Anyway, thanks for pushing me towards quantitative reasoning.
“marginal” in that sentence was meant literally—the additional contribution to the cause that you’re considering. Actually, I think there’s not much room for anybody to contribute large amounts to x-risk mitigation. Most people (and since I know nothing of you, I put you in that class) will do more good for humanity by working at something that improves near-term situations than by working on theoretical and unlikely problems.
So you think there’s not much we can do about x-risk? What makes you think that? Or, alternatively, if you think that only few people who can do much good in x-risk mitigation, what properties enable them to do that?
Oh, and why do you consider AI safety a “theoretical [or] unlikely” problem?
I think that there’s not much more that most individuals can do about x-risk as a full-time pursuit than we can as aware and interested civilians.
I also think that unfriendly AI Foom is a small part of the disaster space, compared to the current volume of unfriendly natural intelligence we face. Increase in destructive power of small (or not-so-small) groups of humans seems 20-1000x more likely (and I generally think toward the higher end of that) to filter us than a single or small number of AI entities becoming powerful enough to do so.
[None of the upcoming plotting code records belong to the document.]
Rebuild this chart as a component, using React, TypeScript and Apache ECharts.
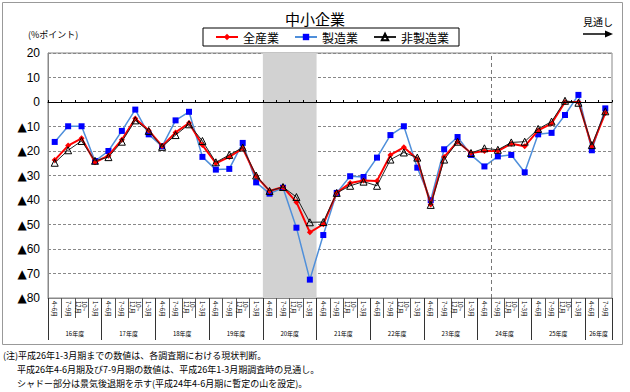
import React, { useEffect, useRef } from "react";
import * as echarts from "echarts";

// ---- data ----
const yearNames = ["16年度", "17年度", "18年度", "19年度", "20年度", "21年度", "22年度", "23年度", "24年度", "25年度", "26年度"];
const quartersPerYear = [4, 4, 4, 4, 4, 4, 4, 4, 4, 4, 2];
const quarterLabels = ["4~6月", "7~9月", "10~\n12月", "1~3月"];

const allIndustries = [-23.7, -17.8, -14.8, -24.6, -21.9, -15.4, -6.7, -11.6, -18.0, -12.4, -8.6, -17.6, -25.0, -22.4, -18.9, -30.3, -36.3, -34.7, -40.9, -53.2, -49.9, -37.1, -33.1, -32.0, -32.2, -21.6, -18.5, -23.4, -41.8, -22.4, -16.2, -20.8, -20.0, -20.0, -17.0, -18.1, -11.6, -8.8, 0.0, 0.0, -18.1, -4.5];
const manufacturing = [-16.3, -9.9, -9.9, -24.1, -20.0, -11.8, -3.1, -13.2, -18.1, -7.5, -4.0, -22.4, -27.6, -27.3, -16.7, -32.8, -37.4, -35.0, -51.3, -72.5, -54.3, -37.1, -30.3, -30.6, -22.7, -13.5, -9.9, -26.8, -40.1, -19.3, -14.3, -21.6, -26.3, -22.2, -21.6, -28.7, -13.2, -12.6, -5.3, 2.9, -19.7, -2.6];
const nonManufacturing = [-24.8, -19.7, -15.9, -24.0, -22.5, -16.2, -7.5, -11.8, -18.3, -13.5, -9.1, -15.9, -24.6, -21.6, -18.6, -30.0, -36.3, -34.7, -38.8, -49.1, -49.0, -37.1, -34.2, -32.5, -34.2, -23.5, -20.6, -22.7, -42.0, -23.5, -16.2, -20.8, -18.9, -19.5, -16.5, -16.2, -11.0, -8.0, 0.5, -0.3, -17.6, -3.8];

const seriesNames = ["全産業", "製造業", "非製造業"];
const recessionYear = "20年度";
const outlookStartIndex = 33; // boundary before 24年度7~9月 (peak)

const notes = [
  "(注)平成26年1-3月期までの数値は、各調査期における現状判断。",
  "平成26年4-6月期及び7-9月期の数値は、平成26年1-3月期調査時の見通し。",
  "シャドー部分は景気後退期を示す(平成24年4-6月期に暫定の山を設定)。",
];

// derived
const categories: string[] = [];
const yearStarts: number[] = [];
const yearCenters: number[] = [];
{
  let idx = 0;
  quartersPerYear.forEach((n) => {
    yearStarts.push(idx);
    yearCenters.push(idx + n / 2);
    for (let q = 0; q < n; q++) categories.push(quarterLabels[q]);
    idx += n;
  });
  yearStarts.push(idx);
}
const recStart = yearStarts[yearNames.indexOf(recessionYear)];
const recEnd = yearStarts[yearNames.indexOf(recessionYear) + 1];

const JP = "'Noto Sans CJK JP', sans-serif";

export default function App() {
  const ref = useRef<HTMLDivElement>(null);
  useEffect(() => {
    document.body.style.margin = "0";
    const chart = echarts.init(ref.current!, null, { renderer: "svg" });
    const option: any = {
      animation: false,
      title: {
        text: "中小企業",
        left: "center",
        top: 5,
        textStyle: { fontSize: 15, lineHeight: 17, fontWeight: "normal", color: "#000", fontFamily: JP },
      },
      legend: {
        data: seriesNames,
        left: 203,
        top: 28,
        padding: [2, 10, 2, 12],
        itemWidth: 22,
        itemHeight: 8,
        itemGap: 15,
        borderColor: "#000",
        borderWidth: 1,
        textStyle: { fontSize: 12, lineHeight: 14, color: "#000", fontFamily: JP },
      },
      grid: {
        left: 48,
        right: 18,
        top: 53,
        bottom: 94,
        show: true,
        borderColor: "#888",
        borderWidth: 1,
      },
      xAxis: [
        {
          type: "category",
          data: categories,
          boundaryGap: true,
          position: "bottom",
          axisLine: { show: true, onZero: false, lineStyle: { color: "#888" } },
          axisTick: { show: true, interval: 0, length: 20, lineStyle: { color: "#555" } },
          axisLabel: {
            interval: 0,
            rotate: -90,
            fontSize: 6,
            lineHeight: 6,
            margin: 3,
            color: "#000",
            fontFamily: JP,
          },
          splitLine: { show: false },
        },
        {
          type: "value",
          min: 0,
          max: categories.length,
          position: "bottom",
          axisLine: { show: false, onZero: false },
          axisTick: { show: true, length: 42, customValues: yearStarts, lineStyle: { color: "#333" } },
          axisLabel: {
            customValues: yearCenters,
            formatter: (v: number) => {
              const i = yearCenters.findIndex((c) => Math.abs(c - v) < 1e-6);
              return i >= 0 ? yearNames[i] : "";
            },
            margin: 32,
            fontSize: 6,
            color: "#000",
            fontFamily: JP,
          },
          splitLine: { show: false },
        },
        {
          type: "category",
          data: categories,
          boundaryGap: true,
          position: "bottom",
          z: 10,
          axisLine: { show: true, onZero: true, lineStyle: { color: "#000", width: 1 } },
          axisTick: { show: true, inside: true, interval: 0, length: 2, lineStyle: { color: "#000" } },
          axisLabel: { show: false },
          splitLine: { show: false },
        },
      ],
      yAxis: {
        type: "value",
        min: -80,
        max: 20,
        interval: 10,
        axisLine: { show: true, lineStyle: { color: "#888" } },
        axisTick: { show: false },
        axisLabel: {
          fontSize: 12,
          margin: 8,
          color: "#000",
          fontFamily: "'Liberation Sans', sans-serif",
          formatter: (v: number) => (v < 0 ? "{t|▲}" + -v : String(v)),
          rich: {
            t: { fontSize: 12, width: 10, fontFamily: "'DejaVu Sans', sans-serif", color: "#000" },
          },
        },
        splitLine: { show: true, lineStyle: { color: "#888", type: [3, 2], width: 1 } },
      },
      series: [
        {
          type: "line",
          name: "shade",
          xAxisIndex: 1,
          data: [],
          silent: true,
          markArea: {
            silent: true,
            itemStyle: { color: "#d2d2d2" },
            data: [[{ xAxis: recStart }, { xAxis: recEnd }]],
          },
          markLine: {
            silent: true,
            symbol: ["none", "none"],
            label: { show: false },
            lineStyle: { color: "#777", type: [4, 3], width: 1 },
            data: [{ xAxis: outlookStartIndex }],
          },
        },
        {
          type: "line",
          name: seriesNames[1],
          xAxisIndex: 0,
          data: manufacturing,
          symbol: "rect",
          symbolSize: 6,
          lineStyle: { color: "#4f8fda", width: 1.5 },
          itemStyle: { color: "#0000ff" },
          z: 3,
        },
        {
          type: "line",
          name: seriesNames[0],
          xAxisIndex: 0,
          data: allIndustries,
          symbol: "diamond",
          symbolSize: 6,
          lineStyle: { color: "#ff0000", width: 2 },
          itemStyle: { color: "#ff0000" },
          z: 4,
        },
        {
          type: "line",
          name: seriesNames[2],
          xAxisIndex: 0,
          data: nonManufacturing,
          symbol: "triangle",
          symbolSize: 7,
          lineStyle: { color: "#222", width: 1 },
          itemStyle: { color: "rgba(255,255,255,0)", borderColor: "#000", borderWidth: 1 },
          z: 5,
        },
      ],
      graphic: [
        {
          type: "rect",
          shape: { x: 2.5, y: 2.5, width: 620, height: 342 },
          style: { fill: "none", stroke: "#999", lineWidth: 1 },
          silent: true,
        },
        {
          type: "text",
          x: 28,
          y: 34,
          style: { text: "(%ポイント)", fontSize: 9, fill: "#000", fontFamily: JP, verticalAlign: "middle" },
        },
        {
          type: "text",
          x: 598,
          y: 21,
          style: { text: "見通し", fontSize: 10, fill: "#000", fontFamily: JP, align: "center", verticalAlign: "middle" },
        },
        {
          type: "line",
          shape: { x1: 583, y1: 34, x2: 607, y2: 34 },
          style: { stroke: "#000", lineWidth: 1.5 },
        },
        {
          type: "polygon",
          shape: { points: [[613, 34], [605, 30.5], [605, 37.5]] },
          style: { fill: "#000" },
        },
        {
          type: "text",
          x: 3,
          y: 355,
          style: { text: notes[0], fontSize: 9, fill: "#000", fontFamily: JP, verticalAlign: "middle" },
        },
        {
          type: "text",
          x: 17,
          y: 369,
          style: { text: notes[1], fontSize: 9, fill: "#000", fontFamily: JP, verticalAlign: "middle" },
        },
        {
          type: "text",
          x: 17,
          y: 383,
          style: { text: notes[2], fontSize: 9, fill: "#000", fontFamily: JP, verticalAlign: "middle" },
        },
      ],
    };
    chart.setOption(option);
    return () => chart.dispose();
  }, []);
  return <div ref={ref} style={{ width: 630, height: 392 }} />;
}
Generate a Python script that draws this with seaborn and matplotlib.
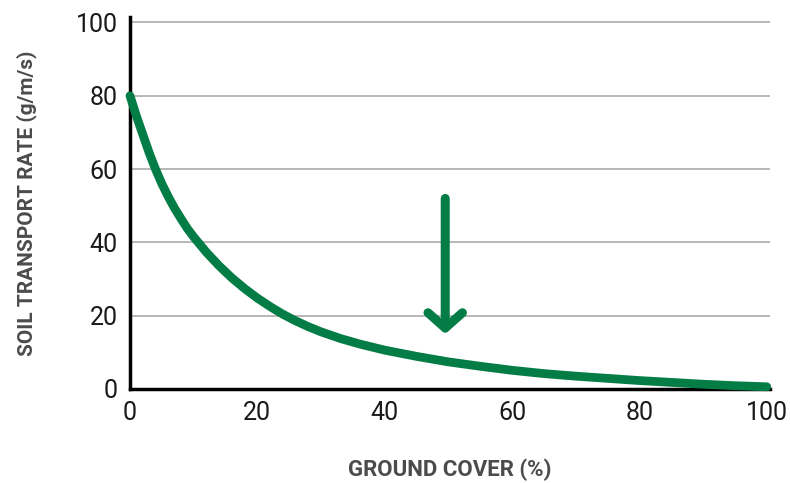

So it would be better to work on computer security? Or on education, so that we raise fewer unfriendly natural intelligences?
Also, AI safety research benefits AI research in general and AI research in general benefits humanity. Again only marginal contributions?
Or on healthcare or architecture or garbage collection or any of the billion things humans do for each other.
Some thought to far-mode issues is worthwhile, and you might be able to contribute a bit as a funder or hobbyist, but for most people, including most rationalists, it shouldn’t be your primary drive.
Perhaps you would also do more good by working in a slight increase in shipping costs.
Quite. Whatever you consider an improvement to be. Just don’t completely discount small, likely improvements in favor of large (existential) unlikely ones.